**PROBLEM TO SOLVE**
Without the pictures, return all of the material exactly as written.
= = = = =
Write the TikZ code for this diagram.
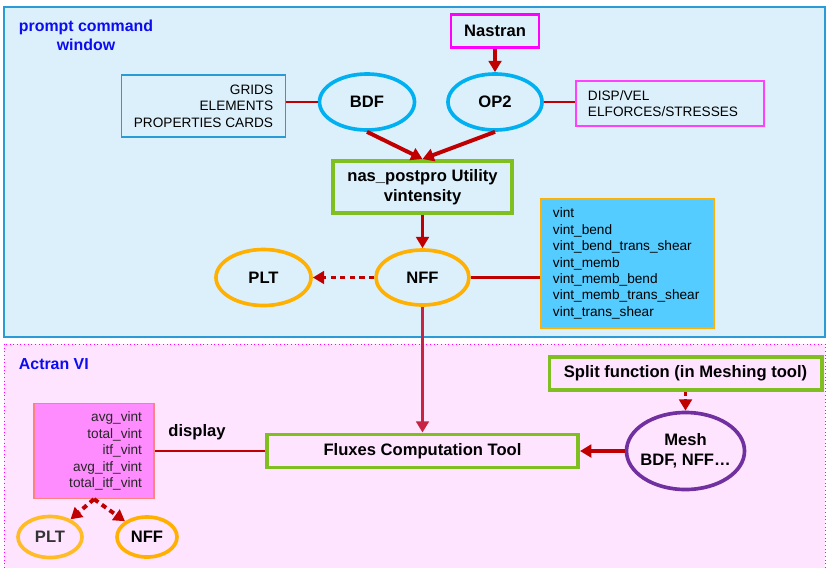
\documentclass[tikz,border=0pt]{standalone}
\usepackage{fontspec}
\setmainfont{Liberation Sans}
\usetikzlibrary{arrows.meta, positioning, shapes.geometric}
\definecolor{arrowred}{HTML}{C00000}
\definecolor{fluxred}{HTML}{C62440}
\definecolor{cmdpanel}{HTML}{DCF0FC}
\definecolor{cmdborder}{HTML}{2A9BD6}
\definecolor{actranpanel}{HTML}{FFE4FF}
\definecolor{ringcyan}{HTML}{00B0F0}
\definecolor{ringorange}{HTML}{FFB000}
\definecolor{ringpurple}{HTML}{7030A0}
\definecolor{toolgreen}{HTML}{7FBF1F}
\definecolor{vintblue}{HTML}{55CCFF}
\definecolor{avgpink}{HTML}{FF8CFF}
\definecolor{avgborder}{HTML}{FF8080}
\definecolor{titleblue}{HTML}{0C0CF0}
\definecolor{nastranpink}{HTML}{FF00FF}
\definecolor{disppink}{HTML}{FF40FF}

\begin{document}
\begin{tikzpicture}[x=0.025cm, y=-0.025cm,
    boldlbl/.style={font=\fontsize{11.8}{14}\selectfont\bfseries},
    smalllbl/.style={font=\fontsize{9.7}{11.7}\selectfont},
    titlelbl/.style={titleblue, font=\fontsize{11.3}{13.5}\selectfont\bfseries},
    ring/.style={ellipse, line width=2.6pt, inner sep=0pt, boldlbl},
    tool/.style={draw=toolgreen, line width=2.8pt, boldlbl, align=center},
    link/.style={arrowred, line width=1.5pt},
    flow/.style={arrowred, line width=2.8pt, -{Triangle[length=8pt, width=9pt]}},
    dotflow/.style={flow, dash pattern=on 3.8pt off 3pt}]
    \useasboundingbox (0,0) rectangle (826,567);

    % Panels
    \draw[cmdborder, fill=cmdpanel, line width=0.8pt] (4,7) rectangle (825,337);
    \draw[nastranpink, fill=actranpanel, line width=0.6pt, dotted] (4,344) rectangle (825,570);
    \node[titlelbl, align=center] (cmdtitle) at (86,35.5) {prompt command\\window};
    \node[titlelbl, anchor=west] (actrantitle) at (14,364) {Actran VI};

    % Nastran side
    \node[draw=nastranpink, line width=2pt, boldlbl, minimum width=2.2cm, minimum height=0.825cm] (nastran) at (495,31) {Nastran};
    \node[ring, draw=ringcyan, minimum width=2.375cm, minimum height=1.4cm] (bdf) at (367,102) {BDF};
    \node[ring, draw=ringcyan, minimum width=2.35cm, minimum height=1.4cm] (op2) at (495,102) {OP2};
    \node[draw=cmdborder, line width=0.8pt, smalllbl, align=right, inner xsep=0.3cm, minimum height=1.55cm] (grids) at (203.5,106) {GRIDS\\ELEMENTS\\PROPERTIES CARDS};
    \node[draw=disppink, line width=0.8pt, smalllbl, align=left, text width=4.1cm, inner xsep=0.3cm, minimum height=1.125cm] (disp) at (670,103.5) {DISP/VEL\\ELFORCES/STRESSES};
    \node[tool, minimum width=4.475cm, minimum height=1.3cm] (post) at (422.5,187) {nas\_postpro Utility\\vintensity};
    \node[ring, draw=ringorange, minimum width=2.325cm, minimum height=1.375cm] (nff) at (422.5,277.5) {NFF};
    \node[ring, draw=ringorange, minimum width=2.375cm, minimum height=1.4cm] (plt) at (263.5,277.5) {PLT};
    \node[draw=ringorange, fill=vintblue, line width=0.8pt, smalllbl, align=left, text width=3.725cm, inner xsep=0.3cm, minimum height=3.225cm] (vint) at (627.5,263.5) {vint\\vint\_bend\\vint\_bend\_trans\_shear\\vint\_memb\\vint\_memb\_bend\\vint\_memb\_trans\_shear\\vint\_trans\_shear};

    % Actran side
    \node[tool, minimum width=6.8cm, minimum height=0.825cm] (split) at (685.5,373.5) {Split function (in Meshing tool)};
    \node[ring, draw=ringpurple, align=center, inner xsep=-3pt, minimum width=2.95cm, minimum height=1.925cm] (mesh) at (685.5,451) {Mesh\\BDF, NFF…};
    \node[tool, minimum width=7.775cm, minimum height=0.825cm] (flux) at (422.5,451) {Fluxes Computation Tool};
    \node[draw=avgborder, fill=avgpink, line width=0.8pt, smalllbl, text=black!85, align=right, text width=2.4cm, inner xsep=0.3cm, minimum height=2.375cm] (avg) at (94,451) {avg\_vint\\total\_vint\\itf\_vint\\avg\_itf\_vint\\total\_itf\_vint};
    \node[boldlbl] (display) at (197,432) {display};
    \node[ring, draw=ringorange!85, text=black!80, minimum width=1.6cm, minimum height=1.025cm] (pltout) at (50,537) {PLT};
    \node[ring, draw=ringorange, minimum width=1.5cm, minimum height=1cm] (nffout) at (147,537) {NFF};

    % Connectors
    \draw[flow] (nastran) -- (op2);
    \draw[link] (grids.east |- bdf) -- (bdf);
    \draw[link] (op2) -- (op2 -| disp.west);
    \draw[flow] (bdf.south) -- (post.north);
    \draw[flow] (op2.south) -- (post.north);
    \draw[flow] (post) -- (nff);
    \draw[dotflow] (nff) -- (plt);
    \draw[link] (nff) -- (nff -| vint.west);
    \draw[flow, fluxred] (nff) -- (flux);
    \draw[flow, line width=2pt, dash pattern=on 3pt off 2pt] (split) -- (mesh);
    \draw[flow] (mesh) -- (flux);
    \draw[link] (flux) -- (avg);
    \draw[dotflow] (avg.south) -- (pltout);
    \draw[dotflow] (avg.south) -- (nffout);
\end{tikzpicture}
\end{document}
= = = = =
**FINAL RESULT**
Write the TikZ code for this diagram.
\documentclass[tikz,border=0pt]{standalone}
\usepackage{fontspec}
\setmainfont{Liberation Sans}
\usetikzlibrary{arrows.meta, positioning, shapes.geometric}
\definecolor{arrowred}{HTML}{C00000}
\definecolor{fluxred}{HTML}{C62440}
\definecolor{cmdpanel}{HTML}{DCF0FC}
\definecolor{cmdborder}{HTML}{2A9BD6}
\definecolor{actranpanel}{HTML}{FFE4FF}
\definecolor{ringcyan}{HTML}{00B0F0}
\definecolor{ringorange}{HTML}{FFB000}
\definecolor{ringpurple}{HTML}{7030A0}
\definecolor{toolgreen}{HTML}{7FBF1F}
\definecolor{vintblue}{HTML}{55CCFF}
\definecolor{avgpink}{HTML}{FF8CFF}
\definecolor{avgborder}{HTML}{FF8080}
\definecolor{titleblue}{HTML}{0C0CF0}
\definecolor{nastranpink}{HTML}{FF00FF}
\definecolor{disppink}{HTML}{FF40FF}

\begin{document}
\begin{tikzpicture}[x=0.025cm, y=-0.025cm,
    boldlbl/.style={font=\fontsize{11.8}{14}\selectfont\bfseries},
    smalllbl/.style={font=\fontsize{9.7}{11.7}\selectfont},
    titlelbl/.style={titleblue, font=\fontsize{11.3}{13.5}\selectfont\bfseries},
    ring/.style={ellipse, line width=2.6pt, inner sep=0pt, boldlbl},
    tool/.style={draw=toolgreen, line width=2.8pt, boldlbl, align=center},
    link/.style={arrowred, line width=1.5pt},
    flow/.style={arrowred, line width=2.8pt, -{Triangle[length=8pt, width=9pt]}},
    dotflow/.style={flow, dash pattern=on 3.8pt off 3pt}]
    \useasboundingbox (0,0) rectangle (826,567);

    % Panels
    \draw[cmdborder, fill=cmdpanel, line width=0.8pt] (4,7) rectangle (825,337);
    \draw[nastranpink, fill=actranpanel, line width=0.6pt, dotted] (4,344) rectangle (825,570);
    \node[titlelbl, align=center] (cmdtitle) at (86,35.5) {prompt command\\window};
    \node[titlelbl, anchor=west] (actrantitle) at (14,364) {Actran VI};

    % Nastran side
    \node[draw=nastranpink, line width=2pt, boldlbl, minimum width=2.2cm, minimum height=0.825cm] (nastran) at (495,31) {Nastran};
    \node[ring, draw=ringcyan, minimum width=2.375cm, minimum height=1.4cm] (bdf) at (367,102) {BDF};
    \node[ring, draw=ringcyan, minimum width=2.35cm, minimum height=1.4cm] (op2) at (495,102) {OP2};
    \node[draw=cmdborder, line width=0.8pt, smalllbl, align=right, inner xsep=0.3cm, minimum height=1.55cm] (grids) at (203.5,106) {GRIDS\\ELEMENTS\\PROPERTIES CARDS};
    \node[draw=disppink, line width=0.8pt, smalllbl, align=left, text width=4.1cm, inner xsep=0.3cm, minimum height=1.125cm] (disp) at (670,103.5) {DISP/VEL\\ELFORCES/STRESSES};
    \node[tool, minimum width=4.475cm, minimum height=1.3cm] (post) at (422.5,187) {nas\_postpro Utility\\vintensity};
    \node[ring, draw=ringorange, minimum width=2.325cm, minimum height=1.375cm] (nff) at (422.5,277.5) {NFF};
    \node[ring, draw=ringorange, minimum width=2.375cm, minimum height=1.4cm] (plt) at (263.5,277.5) {PLT};
    \node[draw=ringorange, fill=vintblue, line width=0.8pt, smalllbl, align=left, text width=3.725cm, inner xsep=0.3cm, minimum height=3.225cm] (vint) at (627.5,263.5) {vint\\vint\_bend\\vint\_bend\_trans\_shear\\vint\_memb\\vint\_memb\_bend\\vint\_memb\_trans\_shear\\vint\_trans\_shear};

    % Actran side
    \node[tool, minimum width=6.8cm, minimum height=0.825cm] (split) at (685.5,373.5) {Split function (in Meshing tool)};
    \node[ring, draw=ringpurple, align=center, inner xsep=-3pt, minimum width=2.95cm, minimum height=1.925cm] (mesh) at (685.5,451) {Mesh\\BDF, NFF…};
    \node[tool, minimum width=7.775cm, minimum height=0.825cm] (flux) at (422.5,451) {Fluxes Computation Tool};
    \node[draw=avgborder, fill=avgpink, line width=0.8pt, smalllbl, text=black!85, align=right, text width=2.4cm, inner xsep=0.3cm, minimum height=2.375cm] (avg) at (94,451) {avg\_vint\\total\_vint\\itf\_vint\\avg\_itf\_vint\\total\_itf\_vint};
    \node[boldlbl] (display) at (197,432) {display};
    \node[ring, draw=ringorange!85, text=black!80, minimum width=1.6cm, minimum height=1.025cm] (pltout) at (50,537) {PLT};
    \node[ring, draw=ringorange, minimum width=1.5cm, minimum height=1cm] (nffout) at (147,537) {NFF};

    % Connectors
    \draw[flow] (nastran) -- (op2);
    \draw[link] (grids.east |- bdf) -- (bdf);
    \draw[link] (op2) -- (op2 -| disp.west);
    \draw[flow] (bdf.south) -- (post.north);
    \draw[flow] (op2.south) -- (post.north);
    \draw[flow] (post) -- (nff);
    \draw[dotflow] (nff) -- (plt);
    \draw[link] (nff) -- (nff -| vint.west);
    \draw[flow, fluxred] (nff) -- (flux);
    \draw[flow, line width=2pt, dash pattern=on 3pt off 2pt] (split) -- (mesh);
    \draw[flow] (mesh) -- (flux);
    \draw[link] (flux) -- (avg);
    \draw[dotflow] (avg.south) -- (pltout);
    \draw[dotflow] (avg.south) -- (nffout);
\end{tikzpicture}
\end{document}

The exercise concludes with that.